(begin)

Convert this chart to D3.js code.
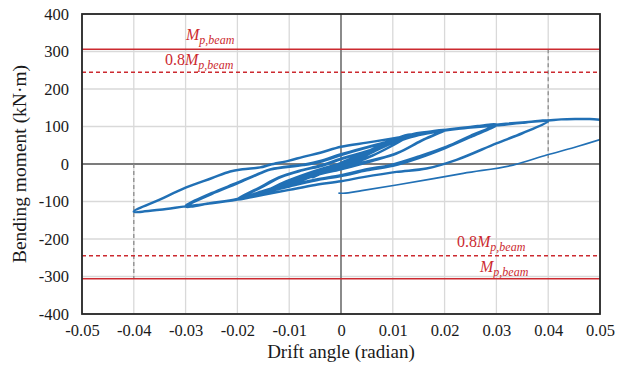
<!DOCTYPE html>
<html><head><meta charset="utf-8">
<script src="https://cdn.jsdelivr.net/npm/d3@7"></script>
<style>
body{margin:0;background:#fff}
svg{display:block}
svg text{font-family:"Liberation Serif","Tinos","Times New Roman","DejaVu Serif","Noto Serif",serif}
</style>
</head><body>
<svg id="chart" width="626" height="365"></svg>
<script>
// ---------- data ----------
const xTickValues = [-0.05,-0.04,-0.03,-0.02,-0.01,0,0.01,0.02,0.03,0.04,0.05];
const xTickLabels = ["-0.05","-0.04","-0.03","-0.02","-0.01","0","0.01","0.02","0.03","0.04","0.05"];
const yTickValues = [-400,-300,-200,-100,0,100,200,300,400];
const yTickLabels = ["-400","-300","-200","-100","0","100","200","300","400"];
const mpBeam = 306;          // plastic moment of beam (kN·m)
const mpFactor = 0.8;
const targetDrifts = [-0.04, 0.04];

// hysteresis (drift, moment) in loading order
const cycle004 = [[0,0],[0.002,12],[0.004,24],[0.002,8],[0,-6],[-0.002,-15],[-0.004,-27],
  [-0.002,-12],[0,1],[0.002,13],[0.004,24]];
const cycle005 = [[0.0055,34],[0.003,14],[0,-8],[-0.003,-20],[-0.0055,-36],
  [-0.003,-17],[0,2],[0.003,18],[0.0055,34]];
const cycle0075 = [[0.008,52],[0.005,28],[0.002,6],[0,-8],[-0.004,-24],[-0.008,-46],
  [-0.005,-27],[-0.002,-10],[0,3],[0.004,26],[0.008,52]];
const cycle010 = [[0.0105,67],[0.007,38],[0.003,10],[0,-10],[-0.005,-30],[-0.0105,-60],
  [-0.007,-36],[-0.003,-14],[0,3],[0.005,30],[0.0105,67]];
const cycle015 = [[0.0135,79],[0.01,50],[0.006,22],[0.002,2],[-0.003,-17],[-0.008,-40],[-0.0145,-74],
  [-0.011,-50],[-0.007,-28],[-0.003,-10],[0.002,8],[0.007,38],[0.0135,79],
  [0.0095,46],[0.005,16],[0,-8],[-0.004,-22],[-0.009,-45],[-0.0145,-73],
  [-0.0105,-46],[-0.006,-23],[-0.002,-6],[0.003,12],[0.008,45],[0.0135,78]];
const cycle020 = [[0.017,86],[0.02,91],
  [0.016,66],[0.0107,28],[0.006,10],[0,-10],[-0.005,-28],[-0.01,-50],[-0.015,-72],[-0.02,-93],
  [-0.016,-65],[-0.012,-36],[-0.008,-18],[-0.004,-4],[0,14],[0.005,34],[0.01,57],[0.015,78],[0.02,90],
  [0.0155,62],[0.011,30],[0.006,8],[0,-14],[-0.005,-30],[-0.01,-52],[-0.015,-74],[-0.0195,-91],
  [-0.0155,-63],[-0.0115,-34],[-0.0075,-17],[-0.0035,-4],[0,13],[0.005,34],[0.01,56],[0.015,77],[0.02,89]];
const cycle030 = [[0.025,98],[0.03,105],
  [0.025,75],[0.0204,46],[0.015,20],[0.0095,-3],[0.005,-14],[0,-30],[-0.005,-42],[-0.01,-58],[-0.015,-74],[-0.02,-93],[-0.025,-104],[-0.03,-114],
  [-0.025,-80],[-0.0201,-52],[-0.0156,-25],[-0.0137,-15],[-0.0073,-3],[-0.004,6],[0,24],[0.005,44],[0.01,62],[0.015,78],[0.02,90],[0.025,98],[0.03,104],
  [0.025,72],[0.02,42],[0.015,16],[0.01,-5],[0.005,-17],[0,-32],[-0.005,-44],[-0.01,-60],[-0.015,-77],[-0.02,-94],[-0.025,-104],[-0.03,-112],
  [-0.025,-78],[-0.02,-50],[-0.0155,-24],[-0.0135,-14],[-0.007,-1],[-0.004,8],[0,26],[0.005,45],[0.01,63],[0.015,78],[0.02,90],[0.025,97],[0.03,103]];
const cycle040 = [[0.035,110],[0.04,115],
  [0.035,82],[0.03,55],[0.0223,11],[0.0165,-12],[0.0107,-21],[0.0043,-35],[0,-46],[-0.005,-56],[-0.01,-69],[-0.015,-82],[-0.02,-95],[-0.025,-105],[-0.03,-113],[-0.035,-122],[-0.04,-127],
  [-0.035,-95],[-0.03,-63],[-0.025,-38],[-0.0214,-20],[-0.019,-14],[-0.0156,-9],[-0.0137,-2],[-0.01,9],[-0.0073,19],[-0.004,30],[0,46],[0.005,57],[0.01,68],[0.015,80],[0.02,91],[0.025,99],[0.03,105],[0.035,111],[0.04,116]];
const finalPush = [[0.04,116],[0.0425,119],[0.0455,120],[0.048,120],[0.05,118]];
const returnPath = [[0.05,65],[0.045,44],[0.0397,24],[0.0332,-3],[0.0236,-25],[0.0107,-56],[0.004,-71],[0.0014,-77],[0.0004,-78],[-0.0005,-77.5]];

// ---------- drawing ----------
const FONT = '"Liberation Serif","Tinos","Times New Roman","DejaVu Serif","Noto Serif",serif';
const svg = d3.select("#chart");
const x = d3.scaleLinear().domain([-0.05,0.05]).range([82,600]);
const y = d3.scaleLinear().domain([-400,400]).range([314,14]);
const blue = "#2170b5", red = "#cc2a30";

svg.append("defs").append("clipPath").attr("id","plot")
  .append("rect").attr("x",82).attr("y",14).attr("width",518).attr("height",300);

// grid
const g = svg.append("g");
g.selectAll(".vg").data(xTickValues).join("line")
  .attr("x1",d=>x(d)).attr("x2",d=>x(d)).attr("y1",y(400)).attr("y2",y(-400))
  .attr("stroke","#d9d9d9").attr("stroke-width",1.3);
g.selectAll(".hg").data(yTickValues).join("line")
  .attr("y1",d=>y(d)).attr("y2",d=>y(d)).attr("x1",x(-0.05)).attr("x2",x(0.05))
  .attr("stroke","#d9d9d9").attr("stroke-width",1.3);

// zero axes
svg.append("line").attr("x1",x(0)).attr("x2",x(0)).attr("y1",y(400)).attr("y2",y(-400))
  .attr("stroke","#5a5a5a").attr("stroke-width",1.3);
svg.append("line").attr("x1",x(-0.05)).attr("x2",x(0.05)).attr("y1",y(0)).attr("y2",y(0))
  .attr("stroke","#5a5a5a").attr("stroke-width",1.3);

// target drift markers
svg.append("line").attr("x1",x(targetDrifts[1])).attr("x2",x(targetDrifts[1]))
  .attr("y1",y(mpBeam)).attr("y2",y(0))
  .attr("stroke","#8c8c8c").attr("stroke-width",1.3).attr("stroke-dasharray","4,3");
svg.append("line").attr("x1",x(targetDrifts[0])).attr("x2",x(targetDrifts[0]))
  .attr("y1",y(0)).attr("y2",y(-mpBeam))
  .attr("stroke","#8c8c8c").attr("stroke-width",1.3).attr("stroke-dasharray","4,3");

// Mp lines
[mpBeam,-mpBeam].forEach(v=>{
  svg.append("line").attr("x1",x(-0.05)).attr("x2",x(0.05)).attr("y1",y(v)).attr("y2",y(v))
    .attr("stroke",red).attr("stroke-width",1.6);
});
[mpFactor*mpBeam,-mpFactor*mpBeam].forEach(v=>{
  svg.append("line").attr("x1",x(-0.05)).attr("x2",x(0.05)).attr("y1",y(v)).attr("y2",y(v))
    .attr("stroke",red).attr("stroke-width",1.6).attr("stroke-dasharray","4,3");
});

// curves
const line = d3.line().x(d=>x(d[0])).y(d=>y(d[1])).curve(d3.curveCatmullRom.alpha(0.5));
const mainPath = [].concat(cycle004,cycle005,cycle0075,cycle010,cycle015,cycle020,cycle030,cycle040,finalPush.slice(1));
const cg = svg.append("g").attr("clip-path","url(#plot)");
cg.append("path").datum(mainPath).attr("d",line).attr("fill","none")
  .attr("stroke",blue).attr("stroke-width",2.5).attr("stroke-linejoin","round");
cg.append("path").datum(returnPath).attr("d",line).attr("fill","none")
  .attr("stroke",blue).attr("stroke-width",1.7).attr("stroke-linejoin","round");

// border
svg.append("rect").attr("x",82).attr("y",14).attr("width",518).attr("height",300)
  .attr("fill","none").attr("stroke","#262626").attr("stroke-width",1.8);

// axes labels
const xAxis = d3.axisBottom(x).tickValues(xTickValues).tickFormat((d,i)=>xTickLabels[i]).tickSize(0).tickPadding(10);
const xa = svg.append("g").attr("transform","translate(0,314)").call(xAxis);
xa.attr("font-family",FONT);
xa.select(".domain").remove();
xa.selectAll("text").attr("font-size",16.5).attr("fill","#1a1a1a");

const yAxis = d3.axisLeft(y).tickValues(yTickValues).tickFormat((d,i)=>yTickLabels[i]).tickSize(0).tickPadding(13);
const ya = svg.append("g").attr("transform","translate(82,0)").call(yAxis);
ya.attr("font-family",FONT);
ya.select(".domain").remove();
ya.selectAll("text").attr("font-size",16.5).attr("fill","#1a1a1a");

svg.append("text").attr("x",341).attr("y",358).attr("text-anchor","middle")
  .attr("font-size",19).attr("fill","#1a1a1a").text("Drift angle (radian)");
svg.append("text").attr("transform","translate(25.5,164) rotate(-90)").attr("text-anchor","middle")
  .attr("font-size",19.5).attr("fill","#1a1a1a").text("Bending moment (kN·m)");

// Mp labels
function mpLabel(xPos, yBase, withFactor){
  const t = svg.append("text").attr("x",xPos).attr("y",yBase).attr("fill",red).attr("font-size",16);
  if(withFactor) t.append("tspan").text(String(mpFactor));
  t.append("tspan").attr("font-style","italic").text("M");
  t.append("tspan").attr("font-style","italic").attr("font-size",12).attr("dy",4).text("p,beam");
}
mpLabel(186, 40, false);
mpLabel(165, 65, true);
mpLabel(457, 247, true);
mpLabel(480, 272, false);
</script>
</body></html>
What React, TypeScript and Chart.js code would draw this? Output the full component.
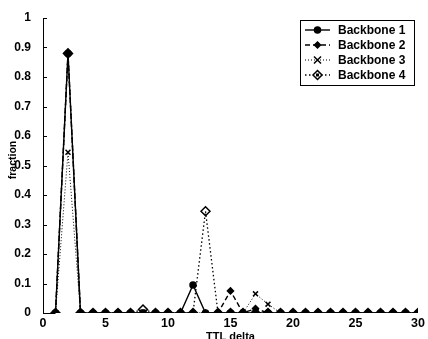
import React, { useEffect, useRef } from "react";
import { Chart, registerables } from "chart.js";

Chart.register(...registerables);

const xValues = [1,2,3,4,5,6,7,8,9,10,11,12,13,14,15,16,17,18,19,20,21,22,23,24,25,26,27,28,29,30];
const backbone1 = [0,0.88,0,0,0,0,0,0,0,0,0,0.095,0,0,0,0,0,0,0,0,0,0,0,0,0,0,0,0,0,0];
const backbone2 = [0,0.88,0,0,0,0,0,0,0,0,0,0,0,0,0.075,0,0.015,0,0,0,0,0,0,0,0,0,0,0,0,0];
const backbone3 = [0,0.545,0,0,0,0,0,0,0,0,0,0,0,0,0,0,0.065,0.03,0,0,0,0,0,0,0,0,0,0,0,0];
const backbone4 = [0,0.88,0,0,0,0,0,0.012,0,0,0,0,0.345,0,0,0,0,0,0,0,0,0,0,0,0,0,0,0,0,0];
const seriesNames = ["Backbone 1", "Backbone 2", "Backbone 3", "Backbone 4"];
const yTicks = [0,0.1,0.2,0.3,0.4,0.5,0.6,0.7,0.8,0.9,1];

const FONT = "'Liberation Sans', Arial, sans-serif";

const styles = [
  { dash: [], pointStyle: "circle", radius: 3, fill: "#000", width: 1.4 },
  { dash: [5, 3], pointStyle: "rectRot", radius: 3, fill: "#000", width: 1.4 },
  { dash: [1, 2], pointStyle: "crossRot", radius: 3.5, fill: "#fff", width: 1 },
  { dash: [1.5, 2.5], pointStyle: "rectRot", radius: 4.5, fill: "rgba(255,255,255,0)", width: 1.3 },
];

function drawMarker(ctx: CanvasRenderingContext2D, style: string, r: number, x: number, y: number, fill: string) {
  ctx.save();
  ctx.strokeStyle = "#000";
  ctx.fillStyle = fill;
  ctx.lineWidth = 1.5;
  ctx.beginPath();
  if (style === "circle") {
    ctx.arc(x, y, r, 0, Math.PI * 2);
    ctx.fill();
    ctx.stroke();
  } else if (style === "rectRot") {
    ctx.moveTo(x, y - r);
    ctx.lineTo(x + r, y);
    ctx.lineTo(x, y + r);
    ctx.lineTo(x - r, y);
    ctx.closePath();
    ctx.fill();
    ctx.stroke();
  } else {
    ctx.moveTo(x - r, y - r);
    ctx.lineTo(x + r, y + r);
    ctx.moveTo(x + r, y - r);
    ctx.lineTo(x - r, y + r);
    ctx.stroke();
  }
  ctx.restore();
}

const axesPlugin = {
  id: "matlabAxes",
  afterDraw(chart: any) {
    const { ctx, chartArea, scales } = chart;
    const y = scales.y;
    ctx.save();
    ctx.strokeStyle = "#000";
    ctx.lineWidth = 1;
    ctx.setLineDash([]);
    ctx.beginPath();
    ctx.moveTo(chartArea.left + 0.5, chartArea.top);
    ctx.lineTo(chartArea.left + 0.5, chartArea.bottom);
    ctx.moveTo(chartArea.left, chartArea.bottom + 0.5);
    ctx.lineTo(scales.x.getPixelForValue(1), chartArea.bottom + 0.5);
    yTicks.forEach((t) => {
      const py = Math.round(y.getPixelForValue(t)) + 0.5;
      ctx.moveTo(chartArea.left, py);
      ctx.lineTo(chartArea.left + 4, py);
    });
    ctx.stroke();

    ctx.fillStyle = "#000";
    ctx.font = "bold 11px " + FONT;
    ctx.textAlign = "center";
    ctx.textBaseline = "middle";
    ctx.fillText("TTL delta", (chartArea.left + chartArea.right) / 2, 337);
    ctx.save();
    ctx.translate(13, 160);
    ctx.rotate(-Math.PI / 2);
    ctx.font = "bold 10.5px " + FONT;
    ctx.fillText("fraction", 0, 0);
    ctx.restore();

    const bx = 300, by = 20, bw = 114, bh = 65;
    ctx.fillStyle = "#fff";
    ctx.fillRect(bx, by, bw, bh);
    ctx.strokeStyle = "#000";
    ctx.lineWidth = 1;
    ctx.strokeRect(bx + 0.5, by + 0.5, bw, bh);
    chart.data.datasets.forEach((ds: any, i: number) => {
      const st = styles[i];
      const ly = by + 10 + i * 15;
      ctx.beginPath();
      ctx.setLineDash(st.dash);
      ctx.lineWidth = st.width;
      ctx.strokeStyle = "#000";
      ctx.moveTo(305, ly);
      ctx.lineTo(330, ly);
      ctx.stroke();
      ctx.setLineDash([]);
      drawMarker(ctx, st.pointStyle, st.radius, 317.5, ly, i === 3 ? "#fff" : st.fill);
      if (i === 3) {
        ctx.fillStyle = "#000";
        ctx.fillRect(316, ly - 1.5, 3, 3);
      }
      ctx.fillStyle = "#000";
      ctx.font = "bold 12px " + FONT;
      ctx.textAlign = "left";
      ctx.textBaseline = "middle";
      ctx.fillText(ds.label, 338, ly + 0.5);
    });
    ctx.restore();
  },
};

export default function App() {
  const ref = useRef<HTMLCanvasElement>(null);
  useEffect(() => {
    const all = [backbone1, backbone2, backbone3, backbone4];
    const chart = new Chart(ref.current!, {
      type: "line",
      data: {
        datasets: all.map((vals, i) => ({
          label: seriesNames[i],
          data: xValues.map((x, j) => ({ x, y: vals[j] })),
          order: 4 - i,
          borderColor: "#000",
          borderWidth: styles[i].width,
          borderDash: styles[i].dash,
          pointStyle: styles[i].pointStyle as any,
          pointRadius: styles[i].radius,
          pointBackgroundColor: styles[i].fill,
          pointBorderColor: "#000",
          pointBorderWidth: 1.5,
          tension: 0,
          fill: false,
        })),
      },
      options: {
        animation: false,
        responsive: false,
        events: [],
        layout: { padding: { top: 18, right: 10, left: 0, bottom: 0 } },
        plugins: { legend: { display: false }, tooltip: { enabled: false } },
        scales: {
          x: {
            type: "linear",
            min: 0,
            max: 30,
            grid: { display: false },
            border: { display: false },
            ticks: {
              stepSize: 5,
              color: "#000",
              padding: -5,
              maxRotation: 0,
              font: { family: FONT, size: 12.5, weight: "bold" },
            },
            afterFit: (s: any) => { s.height = 26; },
          },
          y: {
            min: 0,
            max: 1,
            grid: { display: false },
            border: { display: false },
            ticks: {
              stepSize: 0.1,
              color: "#000",
              padding: 4,
              font: { family: FONT, size: 12, weight: "bold" },
              callback: (v: any) => {
                const n = Math.round(Number(v) * 10) / 10;
                return n === 0 ? "0" : n === 1 ? "1" : String(n);
              },
            },
            afterFit: (s: any) => { s.width = 43; },
          },
        },
      },
      plugins: [axesPlugin],
    });
    return () => chart.destroy();
  }, []);
  return (
    <div style={{ position: "fixed", left: 0, top: 0, width: 428, height: 339, background: "#fff" }}>
      <canvas ref={ref} width={428} height={339} style={{ display: "block" }} />
    </div>
  );
}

(end)

• [Work to be completed]:
Exactly as they stand, quote the lines beginning with the one that contains "What React, TypeScript" and ending with the one that contains "Chart.register(...registerables);", with no pictures.

• [Result of the exercise]:
What React, TypeScript and Chart.js code would draw this? Output the full component.
import React, { useEffect, useRef } from "react";
import { Chart, registerables } from "chart.js";

Chart.register(...registerables);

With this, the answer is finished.